Job: Images are not part of the copy; transcribe all the data exactly.

>> BEGIN

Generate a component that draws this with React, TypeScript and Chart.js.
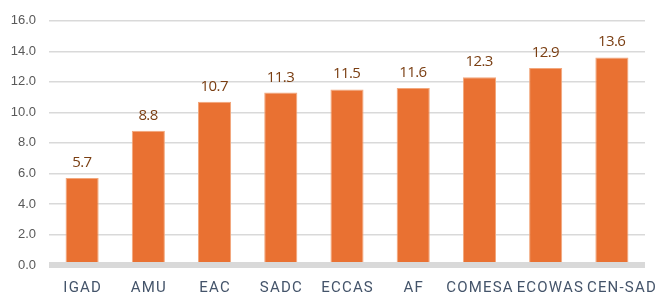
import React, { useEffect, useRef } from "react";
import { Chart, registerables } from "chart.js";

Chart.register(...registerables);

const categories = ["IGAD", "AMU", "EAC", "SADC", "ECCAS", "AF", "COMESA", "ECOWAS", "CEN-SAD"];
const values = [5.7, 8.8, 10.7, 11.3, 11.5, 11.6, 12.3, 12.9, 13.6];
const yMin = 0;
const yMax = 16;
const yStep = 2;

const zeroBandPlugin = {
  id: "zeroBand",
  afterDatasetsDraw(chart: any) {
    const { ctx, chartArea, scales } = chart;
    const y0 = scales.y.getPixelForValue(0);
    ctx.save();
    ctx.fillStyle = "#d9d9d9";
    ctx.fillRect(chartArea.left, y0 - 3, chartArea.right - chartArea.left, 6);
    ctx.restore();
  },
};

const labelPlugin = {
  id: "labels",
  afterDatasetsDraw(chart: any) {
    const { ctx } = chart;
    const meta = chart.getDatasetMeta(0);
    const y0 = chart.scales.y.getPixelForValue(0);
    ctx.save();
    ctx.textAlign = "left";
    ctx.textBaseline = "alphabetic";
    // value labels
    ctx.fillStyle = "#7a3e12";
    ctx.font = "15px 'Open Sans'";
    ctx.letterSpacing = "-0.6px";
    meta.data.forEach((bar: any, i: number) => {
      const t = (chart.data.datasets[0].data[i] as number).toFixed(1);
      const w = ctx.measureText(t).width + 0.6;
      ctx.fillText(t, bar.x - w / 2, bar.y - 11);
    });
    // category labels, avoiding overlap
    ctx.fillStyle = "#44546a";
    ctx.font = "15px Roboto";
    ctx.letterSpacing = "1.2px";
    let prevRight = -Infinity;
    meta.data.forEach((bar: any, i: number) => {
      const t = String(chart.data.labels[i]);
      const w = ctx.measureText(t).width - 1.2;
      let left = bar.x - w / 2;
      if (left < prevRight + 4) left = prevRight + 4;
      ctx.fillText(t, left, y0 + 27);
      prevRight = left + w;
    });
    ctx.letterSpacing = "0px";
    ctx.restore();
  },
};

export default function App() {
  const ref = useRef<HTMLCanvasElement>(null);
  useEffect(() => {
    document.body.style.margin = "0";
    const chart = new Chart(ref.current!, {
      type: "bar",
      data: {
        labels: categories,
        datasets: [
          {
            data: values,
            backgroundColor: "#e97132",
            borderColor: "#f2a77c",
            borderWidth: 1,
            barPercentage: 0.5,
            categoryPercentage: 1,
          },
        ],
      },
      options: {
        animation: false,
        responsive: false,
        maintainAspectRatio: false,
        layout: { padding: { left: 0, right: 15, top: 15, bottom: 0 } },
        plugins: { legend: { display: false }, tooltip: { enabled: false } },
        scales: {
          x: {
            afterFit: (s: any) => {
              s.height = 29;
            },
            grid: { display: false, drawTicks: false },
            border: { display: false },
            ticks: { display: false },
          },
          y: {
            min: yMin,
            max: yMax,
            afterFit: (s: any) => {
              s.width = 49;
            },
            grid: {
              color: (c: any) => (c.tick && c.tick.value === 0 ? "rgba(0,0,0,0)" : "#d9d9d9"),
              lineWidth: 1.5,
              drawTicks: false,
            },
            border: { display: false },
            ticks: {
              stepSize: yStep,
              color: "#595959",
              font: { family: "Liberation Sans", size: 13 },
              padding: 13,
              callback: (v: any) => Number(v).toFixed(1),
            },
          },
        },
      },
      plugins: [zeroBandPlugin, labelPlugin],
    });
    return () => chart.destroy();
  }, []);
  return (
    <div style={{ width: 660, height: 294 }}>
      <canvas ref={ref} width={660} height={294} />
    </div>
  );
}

>> END

Exercise output:
Generate a component that draws this with React, TypeScript and Chart.js.
import React, { useEffect, useRef } from "react";
import { Chart, registerables } from "chart.js";

Chart.register(...registerables);

const categories = ["IGAD", "AMU", "EAC", "SADC", "ECCAS", "AF", "COMESA", "ECOWAS", "CEN-SAD"];
const values = [5.7, 8.8, 10.7, 11.3, 11.5, 11.6, 12.3, 12.9, 13.6];
const yMin = 0;
const yMax = 16;
const yStep = 2;

const zeroBandPlugin = {
  id: "zeroBand",
  afterDatasetsDraw(chart: any) {
    const { ctx, chartArea, scales } = chart;
    const y0 = scales.y.getPixelForValue(0);
    ctx.save();
    ctx.fillStyle = "#d9d9d9";
    ctx.fillRect(chartArea.left, y0 - 3, chartArea.right - chartArea.left, 6);
    ctx.restore();
  },
};

const labelPlugin = {
  id: "labels",
  afterDatasetsDraw(chart: any) {
    const { ctx } = chart;
    const meta = chart.getDatasetMeta(0);
    const y0 = chart.scales.y.getPixelForValue(0);
    ctx.save();
    ctx.textAlign = "left";
    ctx.textBaseline = "alphabetic";
    // value labels
    ctx.fillStyle = "#7a3e12";
    ctx.font = "15px 'Open Sans'";
    ctx.letterSpacing = "-0.6px";
    meta.data.forEach((bar: any, i: number) => {
      const t = (chart.data.datasets[0].data[i] as number).toFixed(1);
      const w = ctx.measureText(t).width + 0.6;
      ctx.fillText(t, bar.x - w / 2, bar.y - 11);
    });
    // category labels, avoiding overlap
    ctx.fillStyle = "#44546a";
    ctx.font = "15px Roboto";
    ctx.letterSpacing = "1.2px";
    let prevRight = -Infinity;
    meta.data.forEach((bar: any, i: number) => {
      const t = String(chart.data.labels[i]);
      const w = ctx.measureText(t).width - 1.2;
      let left = bar.x - w / 2;
      if (left < prevRight + 4) left = prevRight + 4;
      ctx.fillText(t, left, y0 + 27);
      prevRight = left + w;
    });
    ctx.letterSpacing = "0px";
    ctx.restore();
  },
};

export default function App() {
  const ref = useRef<HTMLCanvasElement>(null);
  useEffect(() => {
    document.body.style.margin = "0";
    const chart = new Chart(ref.current!, {
      type: "bar",
      data: {
        labels: categories,
        datasets: [
          {
            data: values,
            backgroundColor: "#e97132",
            borderColor: "#f2a77c",
            borderWidth: 1,
            barPercentage: 0.5,
            categoryPercentage: 1,
          },
        ],
      },
      options: {
        animation: false,
        responsive: false,
        maintainAspectRatio: false,
        layout: { padding: { left: 0, right: 15, top: 15, bottom: 0 } },
        plugins: { legend: { display: false }, tooltip: { enabled: false } },
        scales: {
          x: {
            afterFit: (s: any) => {
              s.height = 29;
            },
            grid: { display: false, drawTicks: false },
            border: { display: false },
            ticks: { display: false },
          },
          y: {
            min: yMin,
            max: yMax,
            afterFit: (s: any) => {
              s.width = 49;
            },
            grid: {
              color: (c: any) => (c.tick && c.tick.value === 0 ? "rgba(0,0,0,0)" : "#d9d9d9"),
              lineWidth: 1.5,
              drawTicks: false,
            },
            border: { display: false },
            ticks: {
              stepSize: yStep,
              color: "#595959",
              font: { family: "Liberation Sans", size: 13 },
              padding: 13,
              callback: (v: any) => Number(v).toFixed(1),
            },
          },
        },
      },
      plugins: [zeroBandPlugin, labelPlugin],
    });
    return () => chart.destroy();
  }, []);
  return (
    <div style={{ width: 660, height: 294 }}>
      <canvas ref={ref} width={660} height={294} />
    </div>
  );
}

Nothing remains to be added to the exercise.